Earnings to decide stocks' fate
Earnings are set to take center stage again next week as more marquee U.S. companies line up to report their quarterly scorecards and investors decide whether to keep pushing stocks higher.
Investors will turn their attention to household names such as American Express Co (AXP.N), Apple Inc (AAPL.O), Boeing Co (BA.N), Caterpillar Inc (CAT.N), Coca-Cola Co (KO.N), DuPont Co (DD.N) McDonald's Corp (MCD.N), Microsoft Corp (MSFT.O), and diversified manufacturer 3M Co (MMM.N) to see what the earnings of these dominant corporations say about the U.S. economy's health.
In the coming week, 143 companies in the Standard & Poor's 500 Index .SPX will report earnings. Results from big manufacturers will give investors the broadest picture yet of the earnings season. So far, banks and technology companies have set the tone.
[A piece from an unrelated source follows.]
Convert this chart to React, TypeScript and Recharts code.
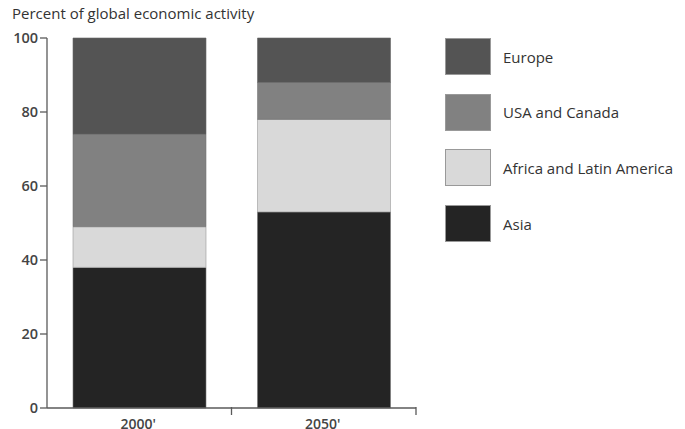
import React from 'react';
import { BarChart, Bar, XAxis, YAxis } from 'recharts';

const categories = ["2000'", "2050'"];
const asia = [38, 53];
const africaLatAm = [11, 25];
const usaCanada = [25, 10];
const europe = [26, 12];
const yTicks = [0, 20, 40, 60, 80, 100];

const series = [
  { key: 'europe', name: 'Europe', color: '#545454' },
  { key: 'usa', name: 'USA and Canada', color: '#818181' },
  { key: 'africa', name: 'Africa and Latin America', color: '#d9d9d9' },
  { key: 'asia', name: 'Asia', color: '#242424' },
];

const data = categories.map((c, i) => ({
  cat: c,
  asia: asia[i],
  africa: africaLatAm[i],
  usa: usaCanada[i],
  europe: europe[i],
}));

const FONT = '"Open Sans", "Noto Sans", sans-serif';
const AXIS = '#5a5a5a';

const XTick = (props: any) => {
  const { x, y, payload } = props;
  const half = payload && payload.offset ? payload.offset : 92.5;
  return (
    <g>
      <line x1={x + half} x2={x + half} y1={y - 1} y2={y - 9} stroke={AXIS} strokeWidth={1.3} />
      <text x={x - 1} y={y + 13} textAnchor="middle" fill="#444" fontSize={14} fontWeight={600} fontFamily={FONT}>
        {payload.value}
      </text>
    </g>
  );
};

export default function App() {
  return (
    <div style={{ position: 'absolute', left: 0, top: 0, width: 685, height: 429, background: '#fff', fontFamily: FONT }}>
      <div style={{ position: 'absolute', left: 12, top: 3, fontSize: 15, color: '#333', whiteSpace: 'nowrap' }}>
        Percent of global economic activity
      </div>
      <BarChart
        width={685}
        height={429}
        data={data}
        margin={{ top: 38, right: 269, bottom: 0, left: 0 }}
        barCategoryGap={26}
      >
        <XAxis
          dataKey="cat"
          height={21}
          tickLine={false}
          axisLine={{ stroke: AXIS, strokeWidth: 1.3 }}
          tick={<XTick />}
          interval={0}
        />
        <YAxis
          width={47}
          domain={[0, 100]}
          ticks={yTicks}
          tickSize={7}
          tickLine={{ stroke: AXIS, strokeWidth: 1.3 }}
          axisLine={{ stroke: AXIS, strokeWidth: 1.3 }}
          tick={{ fill: '#444', fontSize: 14.5, fontWeight: 600, fontFamily: FONT }}
          tickMargin={2}
        />
        <Bar dataKey="asia" stackId="s" fill="#242424" stroke="#777" strokeWidth={0.6} isAnimationActive={false} />
        <Bar dataKey="africa" stackId="s" fill="#d9d9d9" stroke="#999" strokeWidth={0.6} isAnimationActive={false} />
        <Bar dataKey="usa" stackId="s" fill="#818181" stroke="#777" strokeWidth={0.6} isAnimationActive={false} />
        <Bar dataKey="europe" stackId="s" fill="#545454" stroke="#666" strokeWidth={0.6} isAnimationActive={false} />
      </BarChart>
      {series.map((s, i) => (
        <div key={s.key} style={{ position: 'absolute', left: 445, top: 38 + i * 55.7, height: 37, display: 'flex', alignItems: 'center' }}>
          <div style={{ width: 44, height: 35, background: s.color, border: '1px solid #999' }} />
          <span style={{ marginLeft: 12, fontSize: 15, color: '#333', whiteSpace: 'nowrap' }}>{s.name}</span>
        </div>
      ))}
    </div>
  );
}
The latest insight into corporate America's financial strength will come a week after the three major U.S. stock indexes rose 7 percent to wrap up their best week since the middle of March. This week's rally was driven by much better-than-expected earnings from some major companies, including Intel Corp (INTC.O), International Business Machines Corp (IBM.N) and Goldman Sachs Group (GS.N).
The rally has driven stocks back up to near their highs in early June, when the S&P 500 peaked after climbing 40 percent from a 12-year closing low in early March -- only to lose ground later in the month before earnings season kicked off in early July.
For the week, the Dow Jones industrial average .DJI gained 7.3 percent, while the S&P 500 climbed 7 percent and the Nasdaq Composite Index .IXIC jumped 7.4 percent.
"The equity market is the biggest leading indicator for the economy, so what we are going to be looking at is what kind of information is coming out of earnings," said John Praveen, chief investment strategist at Prudential International Investments Advisers LLC in Newark, New Jersey.
If some of those big names disappoint, it could be farewell to the rally. On Friday, a less-than-stellar performance from General Electric (GE.N) gave investors reason to be cautious about the potential strength of an economic recovery.
MESSAGE FROM 3M
John Murphy, fund manager at Murphy Capital Management in Gladstone, New Jersey, said investors will start to "look at some of the bigger manufacturing companies." He said 3M, which makes everything from "Post-it" notes to products for aircraft maintenance and has large international operations, will provide valuable insight.
3M is among 12 Dow components set to report earnings in the week ahead.
Thomson Reuters data compiled this week showed a 35.2 percent drop in S&P 500 companies' second-quarter earnings from a year ago, compared with last week's expectation for a decline of 35.7 percent.
Of the 55 S&P 500 companies that have reported results so far, 71 percent beat analysts' expectations, 9 percent were in line with expectations and 20 percent were below estimates.
That's better than the long-term average, which is 61 percent of companies beating estimates in a typical quarter, 19 percent matching estimates and 20 percent missing Wall Street's expectations, according to John Butters, director of the research group at Thomson Reuters.